Sensible hash priority after a crash

When BitComet crashes and gets restarted (which happens altogether too often), it should use the file size and downloaded size to determine the order in which it is going to do its hash checks on the downloads that were in progress.

As it is, if there’s one large, hairy torrent in progress, BitComet will hold up all of the others waiting for however long it takes, for that hash-check to complete. Meanwhile, all the other, much smaller tasks wait and do nothing until the huge one is complete. They could have been downloading all this time if they had been checked first.

There is no point to this waste of time. Hash checks should be done in the way that will get the most tasks actually downloading again in the shortest time.

Good point, utorrent does this too, and takes even longer to do the hash check from my experience.

I think if the smaller tasks were hashchecked first, it would allow the downloading to resume, then the large tasks could be hashchecked after the small ones have resumed downloading.

I’ve often wondered if large torrents could use something like “restore points”. for example, if every hour, the torrent would log it’s level of completion, then if somthing was to happen, instead of rehashing to determine the levels (which could take hours with a 200GB task saved on a network drive), you could just revert to a known good state, then continue from there.

You would obviously lose some progress, but could save a lot of time by avoiding the need for rehash.

Seems like it would be in the realm of possibility,anyone have an opinion?

How do you propose BC should go about creating a “restore point”?

The idea is not very clear to me, at this point.

I’m thinking that the purpose of the hash-check being that it verifies that whatever went wrong (crash which may have resulted in corrupted or deleted files, accidental delete, accidental rewrite by other program, accidental or intentional moving of the files, etc.) left the files intact, it would be kind of hard to detect all these things by another method.

Do you have in mind any method of creating a restore point which would detect changes such as file corruption or the lack of the actual files?

I mean, I can’t think of any other method that would let you know for sure that the file content is “still there” and what’s more, intact.

I like this idea.

If the team found the time to implement it, that could help a lot in many cases.

It just seems we piled a lot of suggestions on the team in the last half-year but with all this VIP/VIPA development rush, those probably have to stay somewhere lower on the priority queue.

But I, for one, certainly like the suggestion.

Wiz, here are my thoughts. It’s not going to be 100% perfect, but a final hash check would be needed after download is complete if this was used.

Lets say we have a 100GB torrent task and a power failure causes your computer to crash a 115am. You then restart and BitComet spends a couple hours hashchecking the task.

If it saved a restore point at 1am that listed all the pieces that were downloaded and passed hash check, then anything downloaded after 1am can be discared and download can proceed. There is a remote chance that the crash could have damaged previous pieces, but this can be checked and determined later on final hash check.
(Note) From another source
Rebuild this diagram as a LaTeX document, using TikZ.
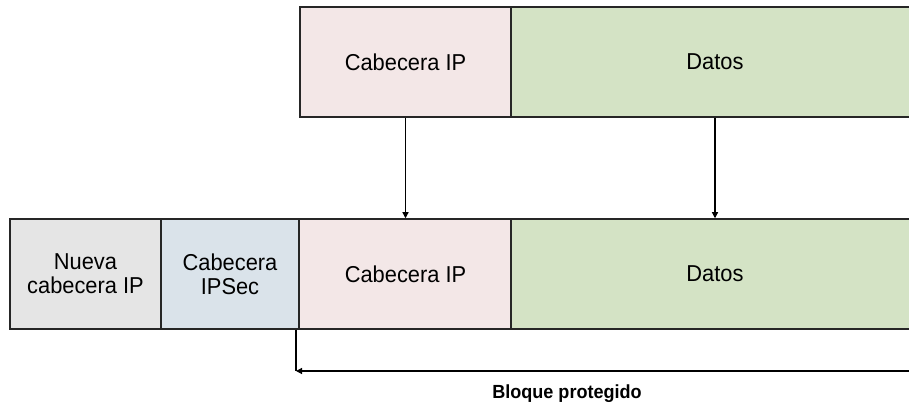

Keep in mind that someone in a developing country might have a dozen or more of these crashes in the time the task is downloading, considering that this task could run for several weeks, so existing methods would do a hashcheck each time there was an error, but with a restore point, only one final rehash would be needed.

Naturally doing this could cause you to drop good data (anything downloaded from 1am till 115 when the crash occurred, but this could be a better option then stopping the download everytime a problem like this happens, but it would definitely need to be an option the user selects. Perhaps a prompt saying something like…

Corrupt data may be present and a hash check will need to be done. Would you like to hash check now, or continue download and hash check when complete?

might want to work on that language a bit

Also, depending on how much computing it would take to save a restore point, perhaps one could be made every ten mins, or even every 5 mins… at least on large torrents.

Basically it would (in effect) simply drop any data that wasn’t previously confirmed as intact.

In fact, it may not even require any special saving of a restore point. The client should already know what pieces passed hash check and it could just change the status of any previous downloaded pieces from “good” to some sort of middle ground like “unconfirmed”, so they will be kept and assumed as “good” until the final hash check is performed.

**Hash-check order by size **has been requested since 2011. Looks to me like this has not been considered since then. I wish to put forth this suggestion again. Why has this not been implemented in the past 3 years? It seems to me that inserting the sort routine on startup, after determining that hash-check is required, would not be that onerous.

I believe there was a change made where you can disable auto hash check when files changed. This is helpful if you have been saving to an external drive that was removed all the torrents will be flagged to hash check, so this feature is nice. It can also be used to let you manually do the rehashes one at a time in any order you like.

If you review the release notes over the past few years you should be able to find the changes.